Mi ritengo privilegiato per aver avuto l’opportunità di catturarne l’anima e l’essenza prima della sua rinascita. Con tutta probabilità la prossima volta che tornerò il palazzo avrà assunto una nuova veste, forse più consona, rispettosa del progetto originale, che lo valorizzerà e lo porterà ad essere di nuovo fruito. Ma così come quando mi trovo oggi ad entrare al Lingotto, non potrò fare a meno di ricordare le sensazioni indimenticabili provate durante la prima visita. Per me il Palazzo del Lavoro di Torino rimarrà per sempre il solitario gigante addormentato che ho incontrato la prima volta.
Massimo Mormile
Palazzo dell’Esposizione Internazionale del Lavoro
È uno degli edifici più singolari, affascinanti ed architettonicamente significativi della città di Torino.
Situato alla periferia sud, nel quartiere Nizza Millefonti, fu progettato e realizzato dall’ingegner Pier Luigi Nervi in collaborazione con il figlio Antonio e Gino Covre, affermato progettista di strutture metalliche. Fu allestito dall’architetto Giò Ponti.
Il progetto per la costruzione di un padiglione fu pensato in previsione dello svolgimento di “Italia ‘61”, evento organizzato in occasione delle celebrazioni del centenario dell’Unità d’Italia. Il concorso per la sua realizzazione venne bandito nella seconda metà del 1959 e l’appalto fu assegnato verso la fine dello stesso anno all’impresa Ingg. Nervi & Bartoli. La costruzione avrebbe ospitato una grande mostra dedicata al lavoro e presieduta da Giovanni Agnelli.
Il progetto fu prescelto per la razionalità delle soluzioni adottate, le uniche in grado di garantirne la realizzazione in tempi strettissimi. I lavori iniziarono già nei primi mesi del 1960 per terminare a dicembre.

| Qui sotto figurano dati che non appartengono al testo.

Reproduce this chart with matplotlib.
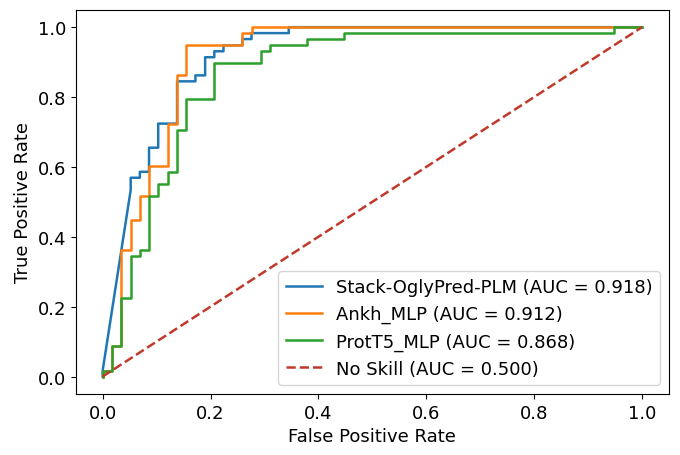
import matplotlib
matplotlib.use('Agg')
import matplotlib.pyplot as plt
import numpy as np

plt.rcParams['font.size'] = 13

# ROC points (58 positives / 58 negatives)
stack_fpr = [0, 0, 0.052, 0.052, 0.069, 0.069, 0.086, 0.086, 0.103, 0.103, 0.121, 0.138,
             0.138, 0.172, 0.172, 0.190, 0.190, 0.207, 0.207, 0.224, 0.224, 0.259, 0.259,
             0.276, 0.276, 0.345, 0.345, 1.0]
stack_tpr = [0, 0.017, 0.534, 0.569, 0.569, 0.586, 0.586, 0.655, 0.655, 0.724, 0.724, 0.724,
             0.845, 0.845, 0.862, 0.862, 0.914, 0.914, 0.931, 0.931, 0.948, 0.948, 0.966,
             0.966, 0.983, 0.983, 1.0, 1.0]

ankh_fpr = [0, 0, 0.017, 0.017, 0.034, 0.034, 0.052, 0.052, 0.069, 0.069, 0.086, 0.086,
            0.121, 0.121, 0.138, 0.138, 0.155, 0.155, 0.259, 0.259, 0.276, 0.276, 1.0]
ankh_tpr = [0, 0.017, 0.017, 0.086, 0.086, 0.362, 0.362, 0.448, 0.448, 0.517, 0.517, 0.603,
            0.603, 0.724, 0.724, 0.862, 0.862, 0.948, 0.948, 0.983, 0.983, 1.0, 1.0]

prot_fpr = [0, 0, 0.017, 0.017, 0.034, 0.034, 0.052, 0.052, 0.069, 0.069, 0.086, 0.086,
            0.103, 0.103, 0.121, 0.121, 0.138, 0.138, 0.155, 0.155, 0.207, 0.207, 0.293,
            0.293, 0.310, 0.310, 0.379, 0.379, 0.448, 0.448, 0.948, 0.948, 1.0]
prot_tpr = [0, 0.017, 0.017, 0.086, 0.086, 0.224, 0.224, 0.345, 0.345, 0.362, 0.362, 0.517,
            0.517, 0.552, 0.552, 0.586, 0.586, 0.707, 0.707, 0.793, 0.793, 0.897, 0.897,
            0.931, 0.931, 0.948, 0.948, 0.966, 0.966, 0.983, 0.983, 1.0, 1.0]

skill_x = [0, 1]
skill_y = [0, 1]

labels = ['Stack-OglyPred-PLM (AUC = 0.918)', 'Ankh_MLP (AUC = 0.912)',
          'ProtT5_MLP (AUC = 0.868)', 'No Skill (AUC = 0.500)']

fig = plt.figure(figsize=(6.8, 4.56), dpi=100)
ax = fig.add_axes([0.1113, 0.1338, 0.8725, 0.8427])

ax.plot(stack_fpr, stack_tpr, color='tab:blue', lw=1.8, label=labels[0])
ax.plot(ankh_fpr, ankh_tpr, color='tab:orange', lw=1.8, label=labels[1])
ax.plot(prot_fpr, prot_tpr, color='tab:green', lw=1.8, label=labels[2])
ax.plot(skill_x, skill_y, color='#c0392b', ls='--', lw=1.8, label=labels[3])

ax.set_xlabel('False Positive Rate')
ax.set_ylabel('True Positive Rate')
ax.legend(loc='lower right')

fig.savefig('out.png', dpi=100)
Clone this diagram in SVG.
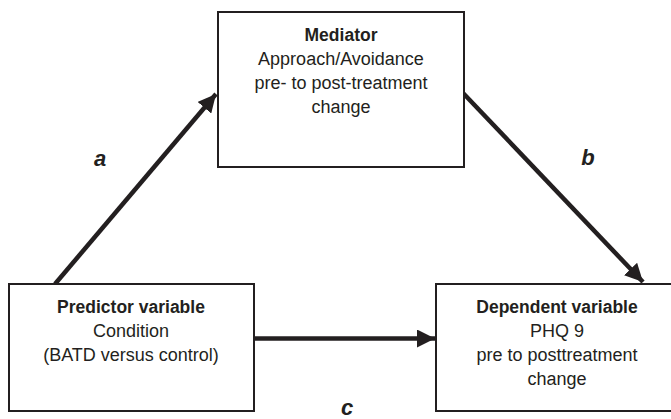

Nel 1961 l’edificio fu completato ed allestito.
Il progetto prevedeva la realizzazione di una struttura a base quadrata, composta da sedici moduli indipendenti a “ombrello” costituiti ciascuno da una colonna centrale a croce greca in cemento armato, rastremata sino a raggiungere un’altezza di oltre venti metri, dove assume forma cilindrica. Sormontata da venti raggi in travi di acciaio a formare una copertura di 38 metri per lato, ciascun ombrello, cavo all’interno, è raccordato agli altri per mezzo di lucernari della larghezza di due metri, disposti ortogonalmente, che contribuiscono ad illuminare dall’alto l’intero complesso.
L’area coperta è di circa 22.500 metri quadrati alla base, 150 metri per lato, mentre a partire dal primo piano lo sviluppo a sbalzo porta le dimensioni in pianta a 160 metri per lato. Lungo il perimetro interno corrono delle ampie balconate in cemento armato disposte su tre piani, che portano a 47.000 i metri quadrati totali disponibili.
Interessante la struttura isocronica dei solai che denota un’estrema razionalità e cura costruttiva seguendo le linee di forza della struttura.
Le facciate laterali sono interamente vetrate e protette dall’irraggiamento solare per mezzo di lamelle frangiluce orientabili installate nei prospetti est, sud ed ovest.
Nel piano interrato sono stati ricavati, oltre ai locali di servizio, una sala conferenze, due sale cinematografiche ed un albergo diurno.
All’epoca della sua inaugurazione, ma lo è ancora oggi, il Palazzo del Lavoro è stato un notevole esempio di struttura espositiva per dimensioni e innovazione tecnologica.
Al termine delle celebrazioni, l’edificio è stato occupato sino a metà degli anni Settanta dalla sede torinese del Bureau International du Travail, Agenzia delle Nazioni Unite, che lo ha impiegato quale centro di formazione fino al suo trasferimento in un’area poco distante. Fu inoltre impiegato per ospitare esposizioni internazionali, eventi fieristici e locali di svago.
Nel 2007 il Demanio lo cedette ad una società di sviluppo immobiliare che tutt’ora la detiene.
Nonostante lo stesso ingegner Nervi abbia proposto delle soluzioni per un successivo riutilizzo e predisposto adeguate soluzioni tecniche per conseguirlo, la struttura è rimasta sottoutilizzata fino ai giorni nostri.
Attualmente è stato presentato un progetto di riqualificazione che prevede la creazione di una galleria commerciale servita da parcheggi ricavati nel seminterrato e l’istituzione di esposizioni permanenti dedicate alle eccellenze tecnologiche torinesi.